What I found particularly astonishing (as an admitted newcomer to the medium) was the level of finely-rendered detail that can be achieved with the tools of the trade. I certainly expected the exhibition to have a significant focus on the natural world, which it delivers in spades; wood engraving seems to have a natural affinity in depicting the rugged textures of bark and stone, the intricacies of fur and plumage, or the rolling striations of open fields. Chris Daunt’s almost Cubist rendering of the Bridge at Aira Force uses interlocking layers of alternating linework to create a landscape simultaneously jagged and fluid. Hilary Paynter’s Seal Island is staggering in both size and particularity, gaggles of houses, craggy rock faces and coastal fauna all painstakingly rendered on a mountainous scale. Mike Allison’s playful use of colour adds a striking visual quirk to the armoured exoskeleton of his Willow-Patterned Woodlouse.

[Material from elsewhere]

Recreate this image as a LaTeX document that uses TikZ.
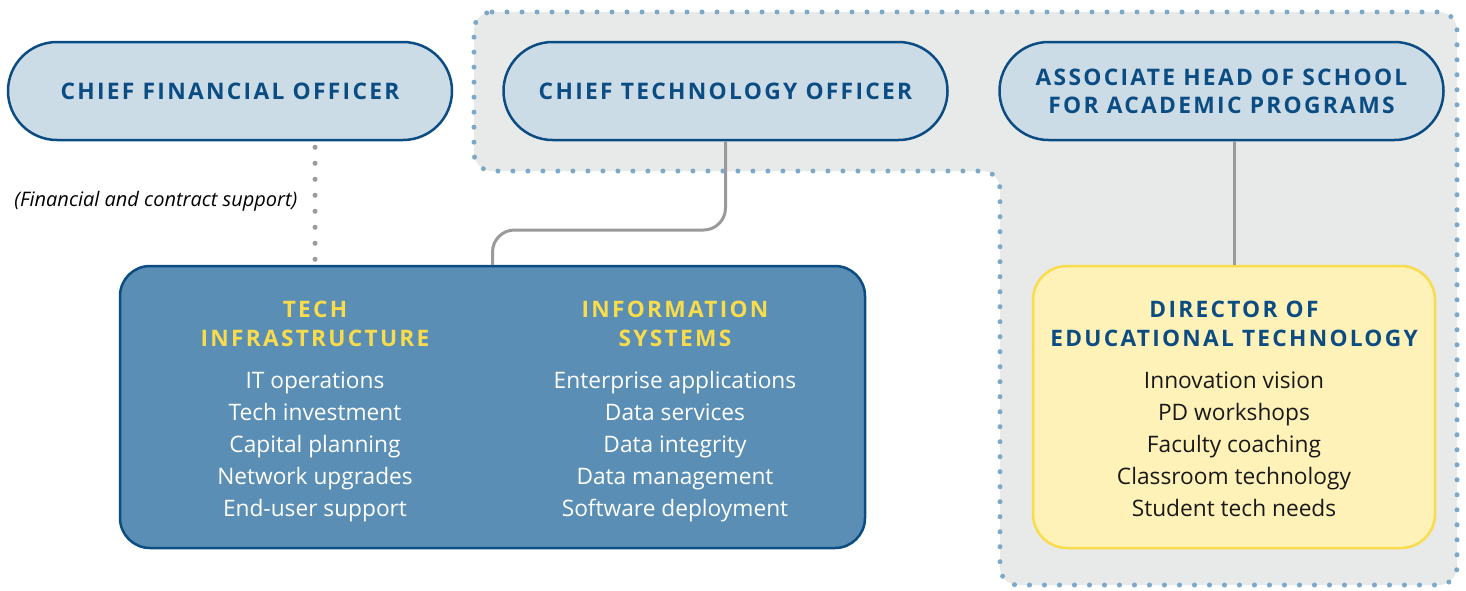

However, I was most excited by the artists that used this capacity for fine detail for more intimate or experimental means. In a welcome change of pace, Chris Pig uses realism to lend an evocative warmth and familiarity to more domestic and interior settings, placing us in the middle of everyday ritual (food preparation in The High Pavement and a haircut in Barber Shop, Oxford). Anne Desmet’s pillared, collaged composition creates a sense of divine continuity in her intensely realised Tower of Angels, while Lightwell’s interplay between the constancy of architecture and the fluidity of light and colour puts one in mind of a flickering camera lens. Kouki Tsuritani leans heavily into an unsettling, minimal surrealism, his architectural structures elongating and undulating in on themselves against an inky black void. The fine linework on The Spiral, in particular, is disturbingly arthropodic, recalling a curled centipede.
Peter Lawrence and Paul Dunmall’s Duets series are of particular note, based on Dunmall’s free jazz performances. Improvised by the two artists on the same block without any drawing or discussion, they vibrate with bombastic collaborative energy. Twenty One is a miasma of signifiers from cave paintings to Hellenistic pots to Mickey Mouse. Twenty Two veers wholly into the realm of the abstract; sparse lines give way to deep, dense hatching; jagged edges are circumscribed with disjointed arcs of white; each section’s energy is deeply distinct yet fundamentally harmonious (an apt analogy for the exhibition space as a whole).
Some surrounding aspects seem a bit half-formed in comparison – a cabinet containing examples of engraving tools and books with engraved illustrations adds an element of physicality, but these are not annotated with any further detail as to their usage or context. Nonetheless, it is a commendable effort by the North Wall to take such a disparate and extensive collection and create a space that maintains a sense of cohesion throughout. All the works exhibited are technically impressive, but it’s those pieces that go beyond the purely representational, that play with the properties, expectations and expressive potential of the craft, that really leave a mark.